There’s also some evidence that really ramming down a lot of carbs can help if fast (i.e., in less than eight hours) recovery is a top priority. The typical advice is to aim for about 50 grams of carbohydrate every two hours post-workout; but doubling that to 50 grams every hour for the first four hours seems to boost glycogen storage rates by 30 to 50 per cent. For reference, a PowerBar energy bar has 43 grams of carbs.

 

The authors have some sage advice about alcohol. It’s true that a few studies have suggested that alcohol slows the rate of glycogen storage after exercise. “However,” they write, “the most important effects of alcohol intake on refuelling (and other recovery issues) is through a reduced ability, or interest, to implement sports nutrition goals and sensible lifestyle choices.”

 

As for carbohydrate loading (or “glycogen supercompensation,” as they call it), the current evidence seems to suggest that you need 36 to 48 hours after your final workout to fully top up the glycogen stores in your muscles. During that time, you aim to take in more than 8 grams of carbohydrate per kilogram per day; I won’t do the maths here, but suffice to say it’s a lot, and will probably require downing some sugary sports drinks to make it all fit.

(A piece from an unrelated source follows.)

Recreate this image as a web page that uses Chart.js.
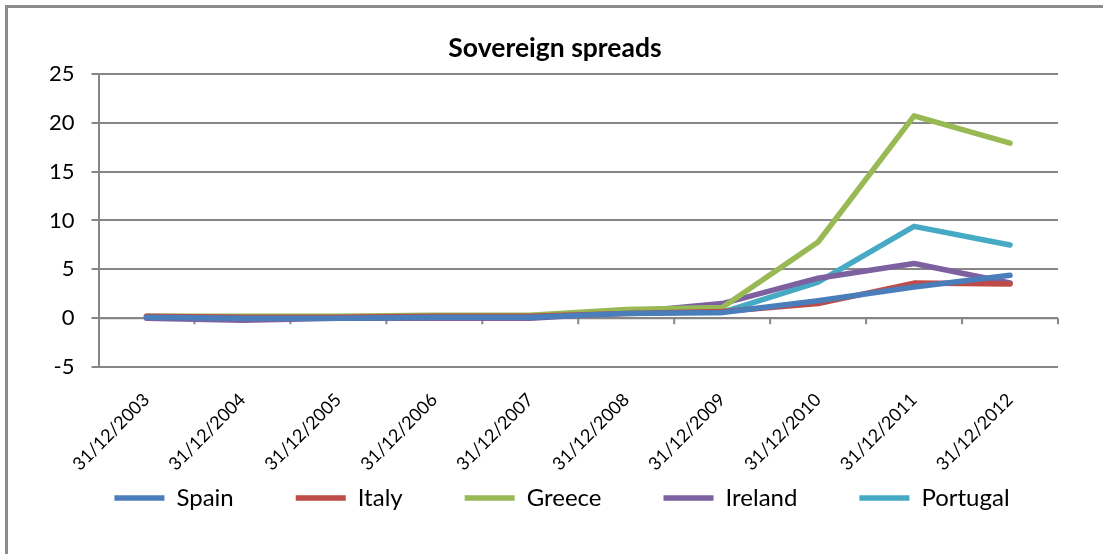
<!DOCTYPE html>
<html>
<head>
<meta charset="utf-8">
<script src="https://cdn.jsdelivr.net/npm/chart.js@4/dist/chart.umd.min.js"></script>
<style>
  html, body { margin: 0; padding: 0; background: #fff; }
  #wrap { position: relative; width: 1103px; height: 554px; }
  #frame { position: absolute; left: 5px; top: 5px; right: 0; bottom: 0;
           border-left: 3px solid #8c8c8c; border-top: 3px solid #8c8c8c; pointer-events: none; }
  canvas { position: absolute; left: 0; top: 0; }
</style>
</head>
<body>
<div id="wrap">
  <canvas id="myChart" width="1103" height="554"></canvas>
  <div id="frame"></div>
</div>
<script>
// categories
var dates = ['31/12/2003', '31/12/2004', '31/12/2005', '31/12/2006', '31/12/2007',
             '31/12/2008', '31/12/2009', '31/12/2010', '31/12/2011', '31/12/2012'];

// series values
var spain    = [0.1, 0.0, 0.0, 0.1, 0.1, 0.5, 0.6, 1.8, 3.2, 4.4];
var italy    = [0.2, 0.1, 0.1, 0.2, 0.2, 0.5, 0.7, 1.5, 3.6, 3.5];
var greece   = [0.2, 0.2, 0.2, 0.3, 0.3, 0.9, 1.1, 7.8, 20.7, 17.9];
var ireland  = [0.0, -0.2, 0.0, 0.0, 0.0, 0.6, 1.5, 4.1, 5.6, 3.6];
var portugal = [0.1, 0.1, 0.1, 0.2, 0.2, 0.6, 0.6, 3.7, 9.4, 7.5];

// y axis
var yMin = -5;
var yMax = 25;
var yStep = 5;

var gridColor = '#868686';
var legendRowY = 498;   // centre line of the legend row
var legendShift = 17;   // nudge the legend row to the right
var titleShift = 10;    // and the title a bit too

// x axis line sits on zero, with tick marks between categories
var zeroAxisPlugin = {
    id: 'zeroAxis',
    beforeDatasetsDraw: function (chart) {
        var ctx = chart.ctx;
        var x = chart.scales.x;
        var y = chart.scales.y;
        var y0 = y.getPixelForValue(0);
        ctx.save();
        ctx.strokeStyle = gridColor;
        ctx.lineWidth = 2;
        ctx.beginPath();
        ctx.moveTo(x.left, y0);
        ctx.lineTo(x.right, y0);
        for (var i = 1; i <= dates.length; i++) {
            var px = i < dates.length
                ? (x.getPixelForValue(i - 1) + x.getPixelForValue(i)) / 2
                : x.right;
            ctx.moveTo(px, y0);
            ctx.lineTo(px, y0 + 6);
        }
        ctx.stroke();
        ctx.restore();
    }
};

// wide gaps between legend items, without the legend eating the plot height
var legendPlacePlugin = {
    id: 'legendPlace',
    afterLayout: function (chart) {
        var lg = chart.legend;
        var lab = lg.options.labels;
        lg.top = legendRowY - lab.padding - lab.font.size / 2;
        lg.bottom = chart.height;
        lg.left += legendShift;
        lg.right += legendShift;
        chart.titleBlock.left += titleShift;
        chart.titleBlock.right += titleShift;
    }
};

function makeSet(label, data, color) {
    return {
        label: label,
        data: data,
        borderColor: color,
        backgroundColor: color,
        borderWidth: 5.5,
        pointRadius: 0,
        pointStyle: 'line',
        tension: 0,
        borderCapStyle: 'round',
        borderJoinStyle: 'round'
    };
}

document.addEventListener('DOMContentLoaded', function () {
    var ctx = document.getElementById('myChart').getContext('2d');
    new Chart(ctx, {
        type: 'line',
        data: {
            labels: dates,
            datasets: [
                makeSet('Spain', spain, '#4a7ebb'),
                makeSet('Italy', italy, '#be4b48'),
                makeSet('Greece', greece, '#98b954'),
                makeSet('Ireland', ireland, '#7d60a0'),
                makeSet('Portugal', portugal, '#46aac5')
            ]
        },
        options: {
            responsive: false,
            animation: false,
            layout: {
                padding: { left: 32, right: 45, top: 33, bottom: 56 }
            },
            scales: {
                x: {
                    offset: true,
                    grid: { display: false, drawTicks: false },
                    border: { display: false },
                    ticks: {
                        color: '#000',
                        maxRotation: 45,
                        minRotation: 45,
                        padding: 22,
                        font: { family: 'Lato', size: 18 }
                    },
                    afterFit: function (scale) {
                        scale.paddingLeft = 0;
                        scale.paddingRight = 0;
                    }
                },
                y: {
                    min: yMin,
                    max: yMax,
                    grid: { color: gridColor, lineWidth: 2, tickLength: 7 },
                    border: { color: gridColor, width: 2 },
                    ticks: {
                        stepSize: yStep,
                        color: '#000',
                        padding: 17,
                        font: { family: 'Lato', size: 22 }
                    }
                }
            },
            plugins: {
                title: {
                    display: true,
                    text: 'Sovereign spreads',
                    color: '#000',
                    font: { family: 'Lato', size: 26.5, weight: 'bold' },
                    padding: { top: 0, bottom: 9 }
                },
                legend: {
                    position: 'bottom',
                    maxHeight: 1,
                    labels: {
                        color: '#000',
                        usePointStyle: true,
                        pointStyleWidth: 50,
                        padding: 62,
                        font: { family: 'Lato', size: 24 }
                    }
                },
                tooltip: { enabled: false }
            }
        },
        plugins: [zeroAxisPlugin, legendPlacePlugin]
    });
});
</script>
</body>
</html>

The overall point to emphasise here is to match your carbohydrate intake to your exercise or competition goals.

 

Stuffing your face with sugary “recovery” products immediately after a workout isn’t necessarily helpful if you’re not planning to exercise again until the next day (especially if the next day’s session is a relatively easy one) – and it can be counter-productive if those recovery kilojoules displace real food that you would have eaten had you waited until the next meal.